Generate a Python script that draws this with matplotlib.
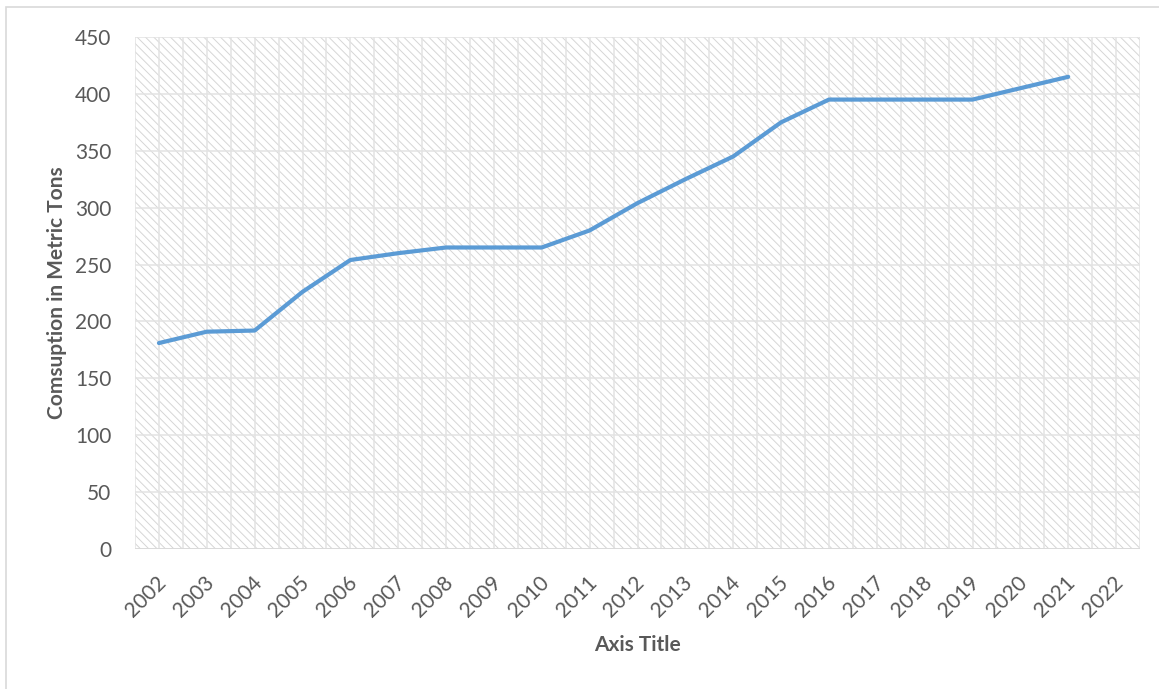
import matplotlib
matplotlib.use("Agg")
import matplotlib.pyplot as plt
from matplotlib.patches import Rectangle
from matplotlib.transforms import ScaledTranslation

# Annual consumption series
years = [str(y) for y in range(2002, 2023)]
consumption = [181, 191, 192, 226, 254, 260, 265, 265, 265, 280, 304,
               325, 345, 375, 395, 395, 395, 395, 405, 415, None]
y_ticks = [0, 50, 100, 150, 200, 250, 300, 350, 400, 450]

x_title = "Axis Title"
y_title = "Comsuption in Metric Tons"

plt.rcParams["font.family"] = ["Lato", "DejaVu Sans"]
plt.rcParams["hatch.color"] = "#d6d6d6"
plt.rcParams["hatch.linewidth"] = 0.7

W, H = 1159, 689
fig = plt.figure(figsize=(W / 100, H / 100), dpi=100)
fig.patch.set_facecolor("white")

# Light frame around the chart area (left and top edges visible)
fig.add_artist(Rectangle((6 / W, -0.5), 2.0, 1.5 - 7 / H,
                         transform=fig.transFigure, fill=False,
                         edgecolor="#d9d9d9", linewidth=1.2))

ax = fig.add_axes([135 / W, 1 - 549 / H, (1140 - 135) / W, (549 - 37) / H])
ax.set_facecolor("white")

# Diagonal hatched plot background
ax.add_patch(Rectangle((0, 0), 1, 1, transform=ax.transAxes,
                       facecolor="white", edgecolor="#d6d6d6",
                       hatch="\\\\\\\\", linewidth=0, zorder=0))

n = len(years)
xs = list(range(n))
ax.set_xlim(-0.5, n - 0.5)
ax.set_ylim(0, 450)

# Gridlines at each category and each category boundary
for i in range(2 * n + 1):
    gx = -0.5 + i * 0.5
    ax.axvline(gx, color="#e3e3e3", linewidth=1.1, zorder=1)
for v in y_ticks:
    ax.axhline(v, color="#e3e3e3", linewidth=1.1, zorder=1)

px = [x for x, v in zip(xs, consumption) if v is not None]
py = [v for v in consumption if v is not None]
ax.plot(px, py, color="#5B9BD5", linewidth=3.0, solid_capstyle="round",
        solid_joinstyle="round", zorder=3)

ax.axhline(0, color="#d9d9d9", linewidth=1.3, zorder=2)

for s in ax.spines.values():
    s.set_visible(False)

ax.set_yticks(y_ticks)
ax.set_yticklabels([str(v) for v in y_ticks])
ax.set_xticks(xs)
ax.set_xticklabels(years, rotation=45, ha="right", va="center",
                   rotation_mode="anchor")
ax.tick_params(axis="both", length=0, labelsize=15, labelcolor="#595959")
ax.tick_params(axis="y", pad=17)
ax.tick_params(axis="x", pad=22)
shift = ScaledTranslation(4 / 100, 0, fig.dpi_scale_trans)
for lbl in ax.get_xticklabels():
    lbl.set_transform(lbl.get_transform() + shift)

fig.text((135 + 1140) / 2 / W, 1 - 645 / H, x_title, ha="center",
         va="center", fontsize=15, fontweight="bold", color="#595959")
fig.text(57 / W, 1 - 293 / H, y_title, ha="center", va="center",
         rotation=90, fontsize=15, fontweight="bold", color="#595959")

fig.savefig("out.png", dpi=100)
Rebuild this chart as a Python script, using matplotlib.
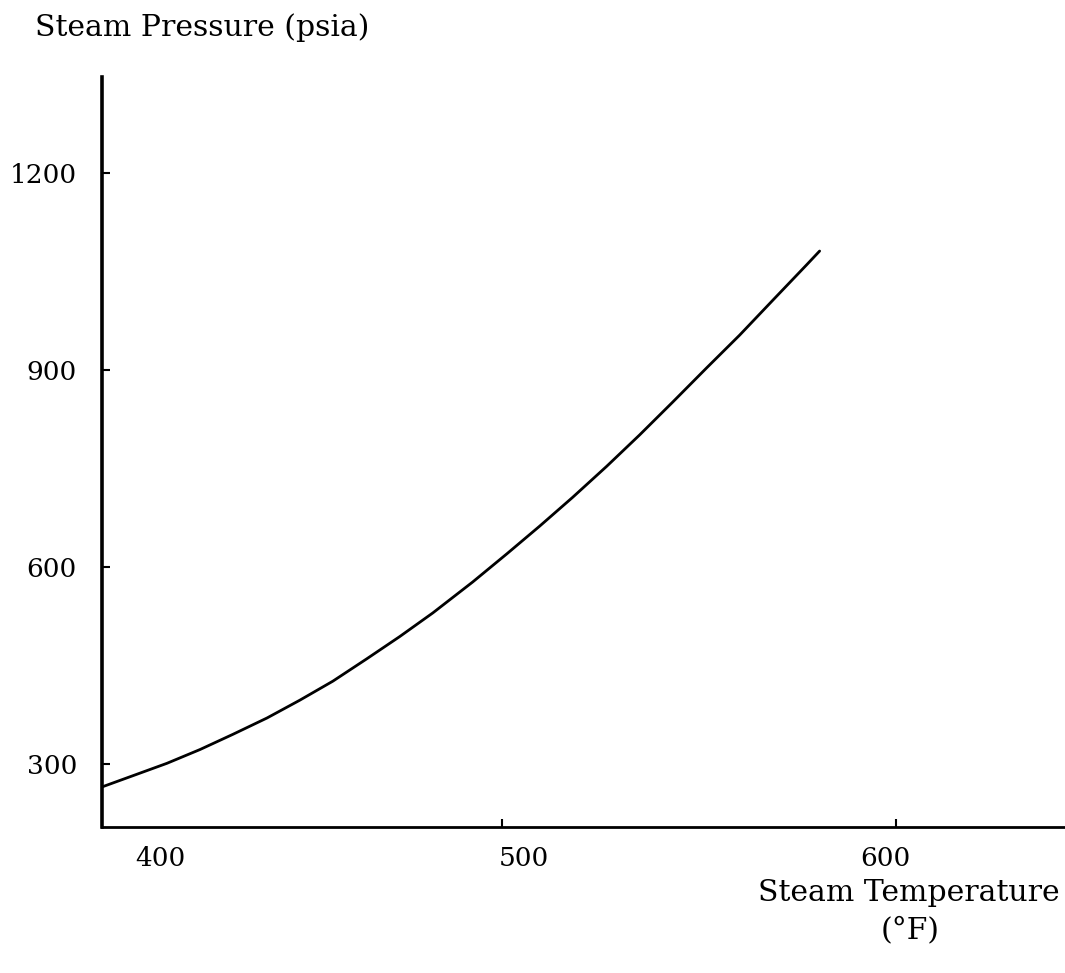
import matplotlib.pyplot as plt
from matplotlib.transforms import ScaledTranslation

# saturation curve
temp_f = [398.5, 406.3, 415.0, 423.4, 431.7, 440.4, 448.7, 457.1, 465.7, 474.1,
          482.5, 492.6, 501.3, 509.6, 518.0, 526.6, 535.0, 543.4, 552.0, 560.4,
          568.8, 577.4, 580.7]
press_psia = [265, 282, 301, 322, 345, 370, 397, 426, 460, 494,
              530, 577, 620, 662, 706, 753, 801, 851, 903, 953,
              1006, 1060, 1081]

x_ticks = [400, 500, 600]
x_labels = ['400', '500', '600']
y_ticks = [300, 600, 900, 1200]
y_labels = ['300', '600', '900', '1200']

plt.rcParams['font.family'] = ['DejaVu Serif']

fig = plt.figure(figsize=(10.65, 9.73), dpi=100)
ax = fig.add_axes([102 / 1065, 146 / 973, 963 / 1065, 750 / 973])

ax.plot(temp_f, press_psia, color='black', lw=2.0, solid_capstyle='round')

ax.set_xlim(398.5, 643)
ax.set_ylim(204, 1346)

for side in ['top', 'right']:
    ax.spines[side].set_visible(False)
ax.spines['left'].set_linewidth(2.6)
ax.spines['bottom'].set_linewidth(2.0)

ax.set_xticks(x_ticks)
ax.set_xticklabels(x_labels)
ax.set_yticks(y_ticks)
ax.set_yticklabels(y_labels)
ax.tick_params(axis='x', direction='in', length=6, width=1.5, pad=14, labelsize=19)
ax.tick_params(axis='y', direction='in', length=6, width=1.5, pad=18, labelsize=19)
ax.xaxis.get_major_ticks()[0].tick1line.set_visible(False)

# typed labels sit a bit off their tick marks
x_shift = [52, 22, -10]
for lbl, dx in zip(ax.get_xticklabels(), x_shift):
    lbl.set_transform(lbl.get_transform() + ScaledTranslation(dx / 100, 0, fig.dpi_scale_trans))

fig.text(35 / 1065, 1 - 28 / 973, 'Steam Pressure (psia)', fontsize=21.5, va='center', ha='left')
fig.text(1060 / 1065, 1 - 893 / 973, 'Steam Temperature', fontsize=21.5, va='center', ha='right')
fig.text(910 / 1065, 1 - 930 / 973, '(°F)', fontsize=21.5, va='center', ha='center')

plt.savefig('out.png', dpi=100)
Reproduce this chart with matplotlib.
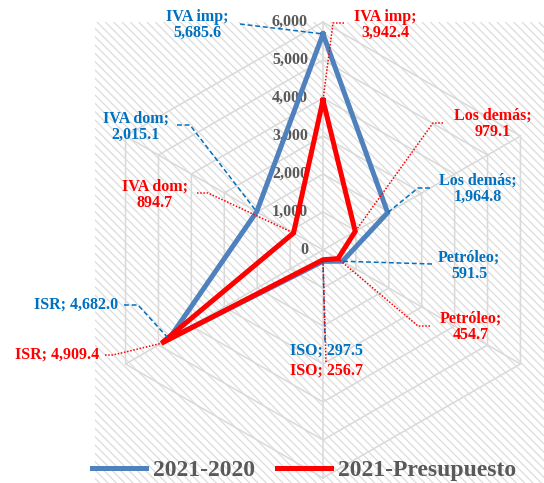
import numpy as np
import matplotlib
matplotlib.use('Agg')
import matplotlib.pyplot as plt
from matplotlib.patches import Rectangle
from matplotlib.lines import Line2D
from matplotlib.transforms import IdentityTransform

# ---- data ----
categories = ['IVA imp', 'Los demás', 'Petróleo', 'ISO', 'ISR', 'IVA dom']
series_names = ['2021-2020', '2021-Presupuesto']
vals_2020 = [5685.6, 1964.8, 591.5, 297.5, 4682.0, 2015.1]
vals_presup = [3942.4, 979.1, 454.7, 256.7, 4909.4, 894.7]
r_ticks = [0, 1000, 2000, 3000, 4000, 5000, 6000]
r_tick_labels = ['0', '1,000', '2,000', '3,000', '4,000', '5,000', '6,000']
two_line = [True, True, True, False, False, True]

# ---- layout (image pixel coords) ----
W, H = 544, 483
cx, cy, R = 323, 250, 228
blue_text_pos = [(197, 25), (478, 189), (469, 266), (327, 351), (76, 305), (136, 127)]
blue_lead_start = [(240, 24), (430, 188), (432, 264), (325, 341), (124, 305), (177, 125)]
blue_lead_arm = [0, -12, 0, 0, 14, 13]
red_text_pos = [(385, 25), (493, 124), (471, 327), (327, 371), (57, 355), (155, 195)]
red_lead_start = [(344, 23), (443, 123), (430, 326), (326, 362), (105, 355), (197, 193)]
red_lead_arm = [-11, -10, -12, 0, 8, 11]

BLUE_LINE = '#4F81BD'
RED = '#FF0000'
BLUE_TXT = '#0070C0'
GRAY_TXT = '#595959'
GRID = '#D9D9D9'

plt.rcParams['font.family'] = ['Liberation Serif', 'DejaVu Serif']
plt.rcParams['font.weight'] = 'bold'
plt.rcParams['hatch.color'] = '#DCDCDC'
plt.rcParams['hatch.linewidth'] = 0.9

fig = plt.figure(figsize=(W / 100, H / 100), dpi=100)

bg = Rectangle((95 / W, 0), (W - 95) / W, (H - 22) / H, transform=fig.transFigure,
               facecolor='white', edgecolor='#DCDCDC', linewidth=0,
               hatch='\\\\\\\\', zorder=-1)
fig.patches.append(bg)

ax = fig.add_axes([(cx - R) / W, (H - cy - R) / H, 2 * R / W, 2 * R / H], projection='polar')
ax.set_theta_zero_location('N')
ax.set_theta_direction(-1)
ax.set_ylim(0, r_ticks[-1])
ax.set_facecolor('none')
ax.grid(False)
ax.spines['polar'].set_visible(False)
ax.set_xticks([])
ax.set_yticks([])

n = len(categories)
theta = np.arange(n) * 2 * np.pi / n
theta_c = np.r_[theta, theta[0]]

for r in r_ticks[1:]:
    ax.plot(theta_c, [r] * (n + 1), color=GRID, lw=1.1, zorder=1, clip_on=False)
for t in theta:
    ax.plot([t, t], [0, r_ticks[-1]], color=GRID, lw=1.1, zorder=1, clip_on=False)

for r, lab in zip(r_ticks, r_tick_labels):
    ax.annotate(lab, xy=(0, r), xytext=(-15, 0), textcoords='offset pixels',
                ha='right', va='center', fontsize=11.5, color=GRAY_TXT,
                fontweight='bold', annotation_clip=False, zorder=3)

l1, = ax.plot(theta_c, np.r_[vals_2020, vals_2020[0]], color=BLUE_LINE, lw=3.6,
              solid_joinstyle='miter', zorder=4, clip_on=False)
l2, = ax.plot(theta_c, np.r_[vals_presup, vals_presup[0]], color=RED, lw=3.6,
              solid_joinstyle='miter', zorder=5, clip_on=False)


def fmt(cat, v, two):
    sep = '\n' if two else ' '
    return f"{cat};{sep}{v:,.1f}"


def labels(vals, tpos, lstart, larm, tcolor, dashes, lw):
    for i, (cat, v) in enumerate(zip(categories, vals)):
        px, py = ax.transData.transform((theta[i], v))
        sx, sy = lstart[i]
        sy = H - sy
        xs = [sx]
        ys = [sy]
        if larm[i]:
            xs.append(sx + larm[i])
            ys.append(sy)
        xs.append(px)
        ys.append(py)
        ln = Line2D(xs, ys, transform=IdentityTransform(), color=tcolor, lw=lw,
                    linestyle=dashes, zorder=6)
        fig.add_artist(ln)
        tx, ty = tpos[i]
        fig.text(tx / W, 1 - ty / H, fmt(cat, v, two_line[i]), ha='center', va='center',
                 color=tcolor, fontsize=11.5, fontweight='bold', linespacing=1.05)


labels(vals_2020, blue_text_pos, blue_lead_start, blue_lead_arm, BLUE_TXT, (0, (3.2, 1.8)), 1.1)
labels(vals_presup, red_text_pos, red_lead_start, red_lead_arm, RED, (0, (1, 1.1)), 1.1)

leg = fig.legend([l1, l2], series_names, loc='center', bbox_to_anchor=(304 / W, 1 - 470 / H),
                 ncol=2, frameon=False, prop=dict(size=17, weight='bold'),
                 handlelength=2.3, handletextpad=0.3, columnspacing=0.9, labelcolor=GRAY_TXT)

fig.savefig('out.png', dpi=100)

====

Beginning with the line above that contains "Rebuild this chart" and ending with the line that contains "lbl.set_transform(lbl.get_transform() + ScaledTranslation(dx", quote each line exactly, keeping out the pictures.

| SOLUTION TO THIS EXERCISE |
Rebuild this chart as a Python script, using matplotlib.
import matplotlib.pyplot as plt
from matplotlib.transforms import ScaledTranslation

# saturation curve
temp_f = [398.5, 406.3, 415.0, 423.4, 431.7, 440.4, 448.7, 457.1, 465.7, 474.1,
          482.5, 492.6, 501.3, 509.6, 518.0, 526.6, 535.0, 543.4, 552.0, 560.4,
          568.8, 577.4, 580.7]
press_psia = [265, 282, 301, 322, 345, 370, 397, 426, 460, 494,
              530, 577, 620, 662, 706, 753, 801, 851, 903, 953,
              1006, 1060, 1081]

x_ticks = [400, 500, 600]
x_labels = ['400', '500', '600']
y_ticks = [300, 600, 900, 1200]
y_labels = ['300', '600', '900', '1200']

plt.rcParams['font.family'] = ['DejaVu Serif']

fig = plt.figure(figsize=(10.65, 9.73), dpi=100)
ax = fig.add_axes([102 / 1065, 146 / 973, 963 / 1065, 750 / 973])

ax.plot(temp_f, press_psia, color='black', lw=2.0, solid_capstyle='round')

ax.set_xlim(398.5, 643)
ax.set_ylim(204, 1346)

for side in ['top', 'right']:
    ax.spines[side].set_visible(False)
ax.spines['left'].set_linewidth(2.6)
ax.spines['bottom'].set_linewidth(2.0)

ax.set_xticks(x_ticks)
ax.set_xticklabels(x_labels)
ax.set_yticks(y_ticks)
ax.set_yticklabels(y_labels)
ax.tick_params(axis='x', direction='in', length=6, width=1.5, pad=14, labelsize=19)
ax.tick_params(axis='y', direction='in', length=6, width=1.5, pad=18, labelsize=19)
ax.xaxis.get_major_ticks()[0].tick1line.set_visible(False)

# typed labels sit a bit off their tick marks
x_shift = [52, 22, -10]
for lbl, dx in zip(ax.get_xticklabels(), x_shift):
    lbl.set_transform(lbl.get_transform() + ScaledTranslation(dx / 100, 0, fig.dpi_scale_trans))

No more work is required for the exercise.